Edith Zeller: Ich würde erstmal dafür sorgen, dass in allen Teams immer Frauen und Männer vorkommen, weil dann die Stimmung am besten ist. Sobald Männer dabei sind, wird es spielerischer, lockerer. Zweitens würde ich dafür sorgen, dass auch alle Altersklassen dabei sind, weil jeder auf seine Art einiges reinbringt. Die Älteren bringen die Erfahrung, die Jüngeren bringen die Visionen und die Kreativität. Ich würde auch die Zeit verlängern und flexibler gestalten, wann die Älteren von Bord gehen: Vielleicht zwei drei Jahre länger dabeilassen, aber dafür am Schluss mit 3-Tage-Woche. Wer noch aktiv und motiviert ist, soll noch weitermachen, davon profitieren doch alle. Und dann würde ich grundsätzlich Leute aus verschiedenen fachlichen Sparten in ein Team stecken. Es ist immer wieder hochinteressant, was dadurch an wertvollen Impulsen zusammenkommt.

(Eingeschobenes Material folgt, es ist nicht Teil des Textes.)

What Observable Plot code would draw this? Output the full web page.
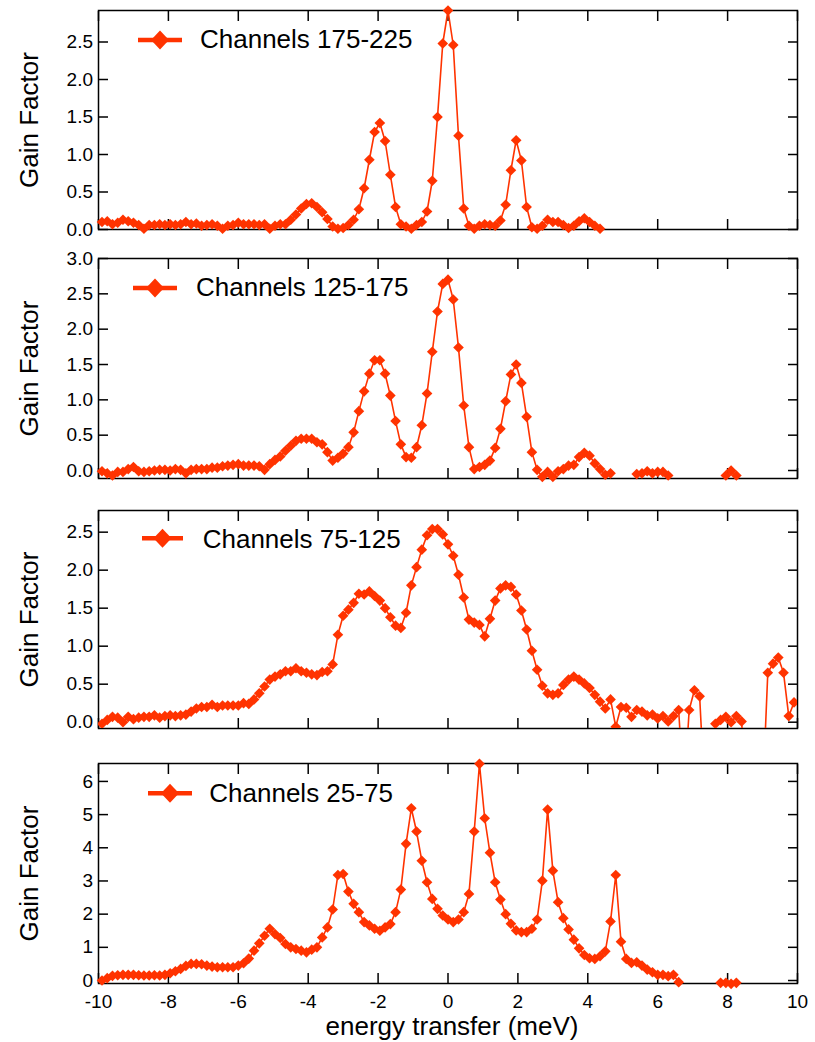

wortstark: Da fiel Ihnen aber auf Anhieb eine ganze Menge ein. vielleicht wird ja irgendwo ein praxiserprobter Personalvorstand gesucht, wenn Sie in zwei Jahren bei Siemens aufhören. Was ist eigentlich mit Ihrer Abteilung, wenn Sie nicht mehr da sind?
Edith Zeller: Dann machen andere weiter. Und das gilt auch für mich selbst: Es geht immer irgendwie weiter. Wichtig ist für mich, neugierig zu bleiben, wieder Neues entdecken, sich wieder neu einbringen. Möglichkeiten hierfür gibt es genug.
wortstark: Ein schöner Schlusssatz, Frau Zeller. Vielen Dank für dieses gute Gespräch!